A partir de uma certa altura uma personalidade política densa e séria passa a valer tanto por aquilo que simboliza como por aquilo que é. E vale tanto mais quando há uma coincidência entre o que simboliza e o que é. Ana Gomes é hoje para o país inteiro o símbolo da luta por um Estado de direito democrático impermeável a qualquer tipo de corrupção e por um modelo de intervenção política contrário a qualquer promiscuidade entre interesses públicos e interesses privados. Alcandorou-se a esta posição por mérito próprio.

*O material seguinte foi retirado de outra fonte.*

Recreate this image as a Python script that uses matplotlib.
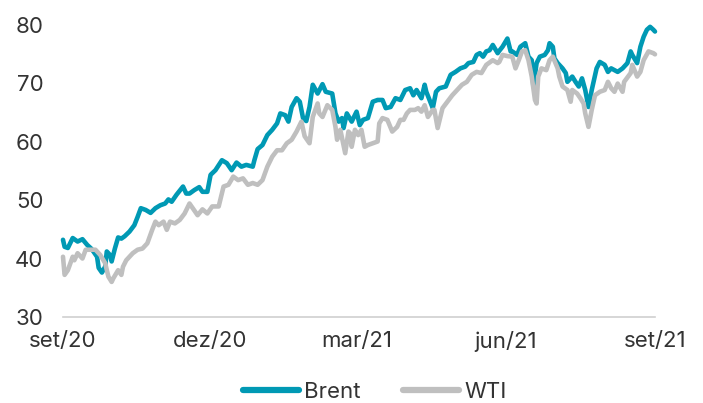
import matplotlib
matplotlib.use('Agg')
import matplotlib.pyplot as plt
import pandas as pd

# Preço do petróleo (US$/barril), set/20 a set/21
inicio = '2020-09-01'

brent_dias = [0, 1, 3, 6, 9, 12, 15, 17, 18, 21, 22, 24, 26, 27, 29, 30, 32, 34, 36, 38,
              41, 44, 46, 48, 51, 54, 57, 60, 63, 65, 67, 70, 74, 76, 78, 81, 84, 86, 89, 91,
              94, 98, 101, 104, 107, 110, 113, 117, 118, 120, 123, 126, 129, 132, 134, 137, 139, 141, 144, 146,
              148, 150, 152, 154, 157, 160, 162, 166, 168, 170, 172, 173, 175, 178, 181, 183, 185, 188, 191, 194,
              197, 199, 202, 205, 208, 211, 214, 216, 218, 221, 223, 224, 226, 228, 230, 232, 236, 239, 242, 245,
              248, 250, 253, 255, 257, 259, 261, 263, 265, 268, 269, 271, 274, 276, 277, 280, 282, 285, 287, 289,
              290, 292, 294, 297, 299, 300, 302, 303, 305, 308, 310, 311, 314, 316, 318, 320, 322, 324, 326, 329,
              331, 334, 336, 338, 342, 345, 348, 350, 351, 354, 356, 358, 360, 362, 364, 365]
brent = [43.2, 42.0, 41.8, 43.5, 42.9, 43.3, 42.3, 41.8, 41.5, 40.3, 38.4, 37.6, 38.6, 41.2, 40.6, 39.5, 41.7, 43.6, 43.4, 43.8,
         44.6, 45.7, 47.1, 48.6, 48.3, 47.8, 48.6, 49.1, 49.4, 50.1, 49.7, 50.9, 52.3, 51.1, 51.1, 51.7, 52.2, 51.4, 51.4, 54.3,
         55.1, 56.8, 56.3, 55.1, 56.4, 55.7, 56.0, 55.7, 56.8, 58.7, 59.4, 61.1, 62.0, 63.1, 64.8, 64.5, 63.4, 65.9, 67.4, 66.8,
         64.0, 63.5, 65.9, 69.7, 68.2, 69.8, 68.5, 68.2, 64.8, 63.4, 64.0, 62.3, 64.8, 63.4, 65.1, 62.8, 63.7, 64.0, 66.8, 67.1,
         67.1, 65.7, 65.9, 67.4, 67.1, 68.8, 69.1, 67.9, 68.8, 67.4, 69.7, 68.5, 67.1, 65.7, 68.5, 69.1, 69.4, 71.4, 71.9, 72.5,
         72.8, 73.4, 73.6, 74.8, 75.1, 74.5, 75.4, 75.6, 76.5, 75.1, 75.5, 76.2, 77.6, 75.4, 75.4, 74.8, 76.2, 76.8, 74.5, 73.9,
         69.4, 73.4, 74.5, 74.8, 75.6, 76.8, 76.2, 74.2, 73.4, 72.5, 71.7, 70.2, 71.1, 70.2, 69.4, 70.8, 68.8, 65.9, 68.8, 72.5,
         73.6, 73.1, 71.9, 72.5, 71.9, 72.5, 73.4, 75.4, 74.8, 73.4, 76.2, 77.9, 79.1, 79.6, 79.1, 78.8]

wti_dias = [0, 1, 3, 6, 7, 9, 12, 14, 17, 20, 23, 26, 28, 30, 31, 34, 36, 37, 39, 43,
            46, 49, 52, 55, 57, 59, 62, 64, 66, 69, 72, 75, 78, 83, 86, 89, 92, 96, 99, 102,
            105, 108, 111, 114, 117, 120, 123, 126, 129, 132, 135, 138, 141, 144, 147, 149, 152, 154, 157, 158,
            160, 163, 166, 168, 169, 171, 174, 176, 177, 178, 180, 182, 184, 186, 188, 191, 194, 195, 197, 200,
            203, 206, 208, 210, 212, 214, 217, 219, 221, 223, 225, 228, 229, 231, 234, 237, 240, 243, 246, 249,
            252, 255, 258, 261, 265, 268, 269, 271, 274, 277, 279, 281, 283, 285, 287, 289, 291, 292, 293, 295,
            298, 300, 302, 305, 306, 308, 311, 313, 314, 317, 319, 321, 322, 324, 326, 328, 331, 334, 336, 338,
            340, 342, 345, 346, 350, 351, 354, 356, 358, 361, 364, 365]
wti = [40.3, 37.2, 38.0, 40.3, 39.7, 40.9, 40.0, 41.5, 41.5, 41.5, 40.6, 39.2, 36.9, 36.0, 36.6, 38.0, 37.2, 38.6, 39.7, 40.9,
       41.5, 41.7, 42.6, 44.9, 46.3, 45.7, 46.3, 44.9, 46.3, 46.0, 46.6, 47.7, 49.4, 47.4, 48.4, 47.7, 48.9, 48.9, 52.3, 52.6,
       54.0, 53.4, 53.7, 52.6, 52.9, 52.6, 53.4, 55.7, 57.4, 58.5, 58.5, 59.7, 60.3, 61.7, 63.4, 60.9, 59.7, 64.2, 66.5, 64.8,
       64.2, 66.2, 65.4, 62.5, 60.3, 62.0, 58.0, 61.7, 61.4, 59.1, 62.0, 61.1, 62.0, 59.1, 59.4, 59.7, 60.0, 63.1, 64.0, 63.7,
       61.7, 62.5, 63.7, 63.7, 64.8, 65.4, 65.4, 65.7, 65.1, 66.2, 64.2, 65.4, 65.4, 62.3, 65.7, 66.8, 67.9, 68.8, 69.7, 70.2,
       71.4, 71.9, 71.7, 73.1, 73.9, 73.4, 73.6, 74.8, 74.6, 74.5, 72.5, 73.9, 75.4, 75.6, 73.9, 71.1, 67.1, 66.5, 71.1, 72.5,
       72.2, 73.9, 74.5, 72.5, 71.1, 69.4, 68.8, 66.8, 68.8, 68.2, 67.4, 66.5, 64.8, 62.5, 65.4, 67.9, 68.5, 68.8, 70.2, 69.1,
       68.5, 69.9, 68.5, 70.2, 71.7, 73.1, 71.1, 71.9, 73.9, 75.4, 75.1, 74.9]

rotulos_x = ['set/20', 'dez/20', 'mar/21', 'jun/21', 'set/21']
datas_rotulos = ['2020-09-01', '2020-12-01', '2021-03-01', '2021-06-01', '2021-09-01']

cor_brent = '#0099B4'
cor_wti = '#BFBFBF'

plt.rcParams['font.family'] = ['Inter', 'DejaVu Sans']

t0 = pd.Timestamp(inicio)
x_brent = t0 + pd.to_timedelta(brent_dias, unit='D')
x_wti = t0 + pd.to_timedelta(wti_dias, unit='D')

fig = plt.figure(figsize=(7.03, 4.03), dpi=100)
ax = fig.add_axes([0.0896, 0.2134, 0.8421, 0.7258])

ax.plot(x_brent, brent, color=cor_brent, lw=3.3, solid_capstyle='round',
        solid_joinstyle='round', label='Brent', clip_on=False)
ax.plot(x_wti, wti, color=cor_wti, lw=3.3, solid_capstyle='round',
        solid_joinstyle='round', label='WTI', clip_on=False)

ax.set_ylim(30, 80)
ax.set_yticks([30, 40, 50, 60, 70, 80])
ax.set_xlim(pd.Timestamp(datas_rotulos[0]), pd.Timestamp(datas_rotulos[-1]))
ax.set_xticks(pd.to_datetime(datas_rotulos))
ax.set_xticklabels(rotulos_x)

for lado in ['top', 'right', 'left']:
    ax.spines[lado].set_visible(False)
ax.spines['bottom'].set_color('#D0D0D0')
ax.spines['bottom'].set_linewidth(1.2)

ax.tick_params(axis='both', length=0, labelsize=16, labelcolor='#333333')
ax.tick_params(axis='y', pad=14)
ax.tick_params(axis='x', pad=10)

leg = fig.legend(loc='center', bbox_to_anchor=(375 / 703, 1 - 392 / 403), ncol=2,
                 frameon=False, fontsize=16, handlelength=2.5, handletextpad=0.25,
                 columnspacing=1.9, labelcolor='#333333')
for linha in leg.get_lines():
    linha.set_linewidth(4.5)
    linha.set_solid_capstyle('round')

fig.savefig('out.png', dpi=100)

Nos últimos cinco anos acompanhei de perto a sua actuação no Parlamento Europeu e pude constatar o elevado grau da sua coragem moral e física. Nunca se coibiu de visitar países onde era ameaçada de morte, foi a voz mais activa no combate aos paraísos fiscais e jamais cedeu a qualquer tipo de calculismo quando se tratava de defender os Direitos Humanos. Dizem que por vezes é excessiva, pouco diplomática, com alguma propensão para o maniqueísmo. É possível que algumas vezes assim tenha sucedido, mas o que é que isso representa perante tudo o resto, e é quase tudo, que identifica a sua desassombrada intervenção política.

Escrevo por isso aqui o que já transmiti pessoalmente a Ana Gomes: num momento em que o país precisa de um sobressalto cívico-moral a sua candidatura constitui um verdadeiro imperativo categórico. Um imperativo dessa natureza coloca-se antes e para além de qualquer decisão de natureza partidária. Uma coisa é certa – o país terá muito a ganhar se daqui a um ano pudermos optar entre duas personalidades de elevada envergadura, Marcelo Rebelo de Sousa e Ana Gomes.